Duration: 36' 00" Year: 2002
an eight movement monodrama for mezzo-soprano and orchestra

  • Instrumentation
    3343, 3310, harp, timp., 3 perc., strings, mezzo-soprano
  • Programme Note

    In 1909 Alice Adcock, a lively and adventurous young woman from Manchester, was on her way to New Zealand. She was 23, and had recently developed TB, for which there was then no cure. Somehow she persuaded her widowed father to let her travel alone to the other side of the world in case a healthy climate would save her life. (It worked – she lived for another 50 years). The family kept her entertaining letter describing shipboard life, and a few postcards from her have also survived, but most of what we know about her time in New Zealand comes from her father’s letters to her, of which he kept copies, or from family tradition. On her arrival in New Zealand, Alice went into service, travelling widely, much to the consternation of her father.
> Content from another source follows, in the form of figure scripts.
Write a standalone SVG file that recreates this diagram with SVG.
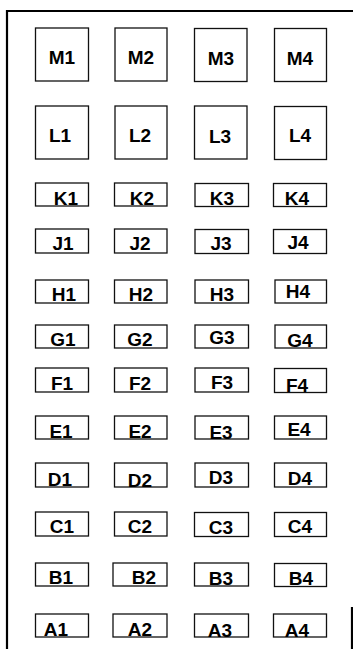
<svg xmlns="http://www.w3.org/2000/svg" width="353" height="649" viewBox="0 0 353 649">
<style>
.b{fill:none;stroke:#111;stroke-width:1.3}
.t{font-family:"Liberation Sans",Arial,sans-serif;font-weight:bold;font-size:19px;fill:#000;text-anchor:middle}
.f{fill:none;stroke:#000;stroke-width:2.2}
</style>
<rect width="353" height="649" fill="#fff"/>
<g id="frame">
<path class="f" d="M7,649 V11 H353"/>
<path class="f" d="M352,607 V649"/>
</g>
<g id="M1"><rect class="b" x="35.5" y="28" width="53" height="53"/><text class="t" x="62" y="64">M1</text></g>
<g id="M2"><rect class="b" x="115" y="28" width="52" height="53"/><text class="t" x="141" y="64">M2</text></g>
<g id="M3"><rect class="b" x="194.5" y="28.5" width="52.5" height="53"/><text class="t" x="221" y="65">M3</text></g>
<g id="M4"><rect class="b" x="274.5" y="28.5" width="52" height="53"/><text class="t" x="300" y="65">M4</text></g>
<g id="L1"><rect class="b" x="35.5" y="106" width="53" height="53"/><text class="t" x="60" y="142">L1</text></g>
<g id="L2"><rect class="b" x="115" y="106" width="52" height="53"/><text class="t" x="140" y="142">L2</text></g>
<g id="L3"><rect class="b" x="194.5" y="106" width="52.5" height="53"/><text class="t" x="220" y="143">L3</text></g>
<g id="L4"><rect class="b" x="274.5" y="106.5" width="52" height="53"/><text class="t" x="300" y="142">L4</text></g>
<g id="K1"><rect class="b" x="35.5" y="183" width="53" height="23"/><text class="t" x="66" y="205">K1</text></g>
<g id="K2"><rect class="b" x="114.5" y="183" width="52.5" height="23"/><text class="t" x="142" y="205">K2</text></g>
<g id="K3"><rect class="b" x="195" y="183.5" width="53.5" height="23"/><text class="t" x="222" y="205">K3</text></g>
<g id="K4"><rect class="b" x="273.5" y="183.5" width="53" height="23"/><text class="t" x="297" y="205">K4</text></g>
<g id="J1"><rect class="b" x="35.5" y="229" width="53" height="24"/><text class="t" x="63" y="250">J1</text></g>
<g id="J2"><rect class="b" x="114.5" y="229" width="52.5" height="24"/><text class="t" x="140" y="250">J2</text></g>
<g id="J3"><rect class="b" x="195" y="229.5" width="53.5" height="24"/><text class="t" x="221" y="250">J3</text></g>
<g id="J4"><rect class="b" x="273.5" y="229.5" width="53" height="24"/><text class="t" x="298" y="249">J4</text></g>
<g id="H1"><rect class="b" x="35.5" y="280" width="53" height="23"/><text class="t" x="64" y="301">H1</text></g>
<g id="H2"><rect class="b" x="114.5" y="280" width="52.5" height="23"/><text class="t" x="141" y="301">H2</text></g>
<g id="H3"><rect class="b" x="195" y="280" width="53.5" height="23"/><text class="t" x="222" y="301">H3</text></g>
<g id="H4"><rect class="b" x="275" y="280" width="51.5" height="23"/><text class="t" x="298" y="298">H4</text></g>
<g id="G1"><rect class="b" x="35.5" y="325" width="53" height="23"/><text class="t" x="63" y="346">G1</text></g>
<g id="G2"><rect class="b" x="114.5" y="325" width="52.5" height="23"/><text class="t" x="140" y="346">G2</text></g>
<g id="G3"><rect class="b" x="195" y="325" width="53.5" height="23"/><text class="t" x="222" y="344">G3</text></g>
<g id="G4"><rect class="b" x="275" y="325" width="51.5" height="23"/><text class="t" x="300" y="347">G4</text></g>
<g id="F1"><rect class="b" x="35.5" y="368" width="53" height="24"/><text class="t" x="62" y="390">F1</text></g>
<g id="F2"><rect class="b" x="114.5" y="368" width="52.5" height="24"/><text class="t" x="140" y="390">F2</text></g>
<g id="F3"><rect class="b" x="195" y="368" width="53.5" height="24"/><text class="t" x="222" y="389">F3</text></g>
<g id="F4"><rect class="b" x="274.5" y="368.5" width="52" height="24"/><text class="t" x="297" y="392">F4</text></g>
<g id="E1"><rect class="b" x="35.5" y="416" width="53" height="23"/><text class="t" x="61" y="438">E1</text></g>
<g id="E2"><rect class="b" x="114.5" y="416" width="52.5" height="23"/><text class="t" x="140" y="438">E2</text></g>
<g id="E3"><rect class="b" x="195" y="416" width="53.5" height="23"/><text class="t" x="221" y="439">E3</text></g>
<g id="E4"><rect class="b" x="274.5" y="416" width="52" height="23"/><text class="t" x="299" y="436">E4</text></g>
<g id="D1"><rect class="b" x="35.5" y="463" width="53" height="24"/><text class="t" x="60" y="486">D1</text></g>
<g id="D2"><rect class="b" x="114.5" y="463" width="52.5" height="24"/><text class="t" x="140" y="487">D2</text></g>
<g id="D3"><rect class="b" x="195" y="463" width="53.5" height="24"/><text class="t" x="221" y="484">D3</text></g>
<g id="D4"><rect class="b" x="274.5" y="463" width="52" height="24"/><text class="t" x="300" y="485">D4</text></g>
<g id="C1"><rect class="b" x="35.5" y="512" width="53" height="24"/><text class="t" x="62" y="533">C1</text></g>
<g id="C2"><rect class="b" x="114.5" y="512" width="52.5" height="24"/><text class="t" x="140" y="533">C2</text></g>
<g id="C3"><rect class="b" x="194.5" y="512.5" width="54" height="24"/><text class="t" x="221" y="534">C3</text></g>
<g id="C4"><rect class="b" x="274.5" y="512.5" width="52" height="24"/><text class="t" x="300" y="533">C4</text></g>
<g id="B1"><rect class="b" x="35.5" y="563" width="53" height="23"/><text class="t" x="61" y="584">B1</text></g>
<g id="B2"><rect class="b" x="113" y="563" width="54" height="23"/><text class="t" x="144" y="584">B2</text></g>
<g id="B3"><rect class="b" x="194.5" y="563" width="54" height="23"/><text class="t" x="221" y="585">B3</text></g>
<g id="B4"><rect class="b" x="274.5" y="563.5" width="52" height="23"/><text class="t" x="301" y="585">B4</text></g>
<g id="A1"><rect class="b" x="35.5" y="614" width="53" height="23"/><text class="t" x="56" y="636">A1</text></g>
<g id="A2"><rect class="b" x="113" y="614" width="54" height="23"/><text class="t" x="140" y="636">A2</text></g>
<g id="A3"><rect class="b" x="194.5" y="614" width="54" height="23"/><text class="t" x="220" y="637">A3</text></g>
<g id="A4"><rect class="b" x="273.5" y="614" width="53" height="23"/><text class="t" x="297" y="637">A4</text></g>
</svg>
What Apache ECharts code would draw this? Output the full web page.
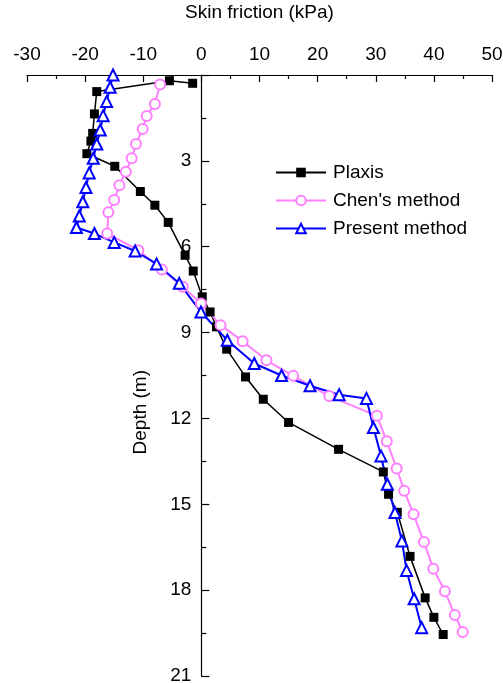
<!DOCTYPE html>
<html>
<head>
<meta charset="utf-8">
<script src="https://cdn.jsdelivr.net/npm/echarts@6/dist/echarts.min.js"></script>
<style>
  html, body { margin: 0; padding: 0; background: #fff; }
  #chart { width: 503px; height: 683px; }
</style>
</head>
<body>
<div id="chart"></div>
<script>
// Plaxis
const plaxisDepth = [0.29, 0.2, 0.58, 1.36, 2.04, 2.31, 2.75, 3.19, 4.07, 4.55, 5.15, 6.3, 6.85, 7.75, 8.28, 8.8, 9.58, 10.55, 11.33, 12.14, 13.08, 13.87, 14.65, 15.28, 16.82, 18.27, 18.95, 19.55];
const plaxisFriction = [-1.5, -5.5, -18.0, -18.4, -18.7, -19.0, -19.7, -14.9, -10.5, -8.0, -5.7, -2.8, -1.4, 0.15, 1.5, 2.6, 4.35, 7.6, 10.65, 15.0, 23.6, 31.3, 32.2, 33.7, 35.9, 38.5, 40.0, 41.6];

// Chen's method
const chenDepth = [0.33, 1.01, 1.43, 1.89, 2.41, 2.91, 3.38, 3.85, 4.37, 4.8, 5.54, 6.12, 6.8, 7.4, 7.98, 8.74, 9.3, 9.97, 10.51, 11.22, 11.91, 12.8, 13.75, 14.53, 15.35, 16.32, 17.25, 18.04, 18.87, 19.46];
const chenFriction = [-7.1, -8.0, -9.4, -10.1, -11.25, -12.0, -13.0, -14.1, -15.0, -16.0, -16.2, -10.85, -6.8, -3.2, -0.07, 3.3, 7.1, 11.2, 15.8, 22.0, 30.2, 31.9, 33.6, 34.9, 36.5, 38.3, 39.9, 41.9, 43.6, 44.95];

// Present method
const presentDepth = [0.0, 0.43, 0.93, 1.42, 1.92, 2.41, 2.91, 3.42, 3.93, 4.43, 4.93, 5.33, 5.54, 5.85, 6.15, 6.6, 7.28, 8.28, 9.27, 10.08, 10.5, 10.86, 11.17, 11.3, 12.32, 13.31, 14.3, 15.29, 16.28, 17.31, 18.3, 19.31];
const presentFriction = [-15.2, -15.7, -16.3, -16.9, -17.4, -18.0, -18.6, -19.3, -19.85, -20.4, -21.0, -21.5, -18.4, -15.0, -11.4, -7.7, -3.8, -0.07, 4.46, 9.1, 13.8, 18.7, 23.7, 28.4, 29.6, 30.9, 32.0, 33.3, 34.5, 35.3, 36.6, 37.9];

const xTicks = [-30, 50, 10];
const yTicks = [0, 21, 3];

function pairs(xs, ys) {
    let out = [];
    for (let i = 0; i < xs.length; i++) {
        out.push([xs[i], ys[i]]);
    }
    return out;
}

const font = 'Liberation Sans, Arial, sans-serif';
const gridLeft = 27, gridRight = 11;
// y axis sits on x = 0, shift it in from the grid's left edge
const plotWidth = 503 - gridLeft - gridRight;
const yOffset = -plotWidth * (0 - xTicks[0]) / (xTicks[1] - xTicks[0]);

const chart = echarts.init(document.getElementById('chart'));

chart.setOption({
    animation: false,
    textStyle: { fontFamily: font, color: '#000' },
    grid: { left: gridLeft, right: gridRight, top: 75, bottom: 7, containLabel: false, outerBoundsMode: 'none' },
    legend: {
        orient: 'vertical',
        left: 275,
        top: 163,
        padding: 0,
        itemWidth: 50,
        itemHeight: 12,
        itemGap: 9,
        textStyle: { fontSize: 19, fontFamily: font, color: '#000', padding: [0, 0, 0, 2] },
        data: ['Plaxis', "Chen's method", 'Present method']
    },
    xAxis: {
        type: 'value',
        position: 'top',
        min: xTicks[0],
        max: xTicks[1],
        interval: xTicks[2],
        name: 'Skin friction (kPa)',
        nameLocation: 'middle',
        nameGap: 53,
        nameTextStyle: { fontSize: 19, fontFamily: font, color: '#000' },
        axisLine: { onZero: false, lineStyle: { color: '#000', width: 1.2 } },
        axisTick: { inside: true, length: 7, lineStyle: { color: '#000', width: 1.2 } },
        minorTick: { show: true, splitNumber: 2, length: 4, lineStyle: { color: '#000', width: 1.2 } },
        axisLabel: { fontSize: 19, color: '#000', margin: 11, fontFamily: font },
        splitLine: { show: false }
    },
    yAxis: {
        type: 'value',
        inverse: true,
        min: yTicks[0],
        max: yTicks[1],
        interval: yTicks[2],
        offset: yOffset,
        axisLine: { onZero: false, lineStyle: { color: '#000', width: 1.2 } },
        axisTick: { inside: true, length: 8, lineStyle: { color: '#000', width: 1.2 } },
        minorTick: { show: true, splitNumber: 2, length: 5, lineStyle: { color: '#000', width: 1.2 } },
        axisLabel: { fontSize: 19, color: '#000', margin: 10, fontFamily: font, showMinLabel: false },
        splitLine: { show: false }
    },
    graphic: [{
        type: 'text',
        left: 131,
        top: 370,
        rotation: Math.PI / 2,
        style: { text: 'Depth (m)', fontSize: 19, fontFamily: font, fill: '#000' }
    }],
    series: [
        {
            name: 'Plaxis',
            type: 'line',
            data: pairs(plaxisFriction, plaxisDepth),
            symbol: 'rect',
            symbolSize: 9,
            itemStyle: { color: '#000' },
            lineStyle: { color: '#000', width: 1.5 }
        },
        {
            name: "Chen's method",
            type: 'line',
            data: pairs(chenFriction, chenDepth),
            symbol: 'emptyCircle',
            symbolSize: 10,
            itemStyle: { color: '#ff80ff', borderWidth: 1.5 },
            lineStyle: { color: '#ff80ff', width: 2 }
        },
        {
            name: 'Present method',
            type: 'line',
            data: pairs(presentFriction, presentDepth),
            symbol: 'emptyTriangle',
            symbolSize: 11,
            itemStyle: { color: '#0000ff', borderWidth: 1.5 },
            lineStyle: { color: '#0000ff', width: 2 }
        }
    ]
});
</script>
</body>
</html>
As housekeeper (and the only woman) on a farm in Makarora (a remote settlement on Lake Wanaka) she became pregnant to an unknown man, but was ‘rescued’ by marriage to a local farmer, Charles Pipson, shortly before the birth of her daughter. In 1911, her beloved father died; in 1912, Alice and Charles had a son and the following year, pregnant again, Alice took her children back to England to visit her family. Tragically, while she was away, her husband died suddenly of typhoid fever. Alice hurried back to Makarora to claim her inheritance, but left the two babies with her brother Sam and his wife (who were shortly to emigrate to New Zealand) and took only her eldest child, the illegitimate one, with her. This outraged her sisters-in-law, who saw it as an insult to their dead brother; they sent her away from the farm empty-handed. Once again she had to take a housekeeping job, this time in the North Island. In 1914, Alice and her brother’s family met up again, and Alice began a new life. (Fleur Adcock – abridged) The music of Alice is text-driven, ranging between a language at times extremely simple, as was the basic musical language of the settlers, and at times quite complex, evoking a storm at sea, or the unease of the settlers in a new environment, or Alice’s reaction to the problems which beset her. The piece is held together by various referential motifs. The initial idea, which perhaps suggests the instability of the sea, is also present in the bell-like sounds marking Charles’ death, music associated with a storm at sea is later associated with mental stress, while music suggestive of the movement of shipboard lice later underlies Alice’s traumatic encounter with her sisters-in-law.

    There are eight sections, which often merge into one another: 1. in a letter to her father, Alice describes shipboard life; 2. in New Zealand, she compares her past life and hopes for the future; 3. a dialogue between father and daughter, expressed through their letters; 4. in Makarora, Alice discovers she is pregnant; 5. Alice hears of her father’s death; 6. in England, she learns of her husband’s death; 7. back in Makarora, Alice is turned away by her sisters-in-law; 8. turning her back on the South Island, Alice looks forward to her new life with her brother’s family in the north.

    While writing this piece, I was drawn again and again into the thought that, although this is a true story, set in a particular place at a certain time, it has the resonances of a universal myth, known to all of us who live here. Our forebears, or we ourselves, have crossed the seas to begin a new life, with unforeseen and unimaginable difficulties and felicities, whether ten years, a century or a millennium or so ago.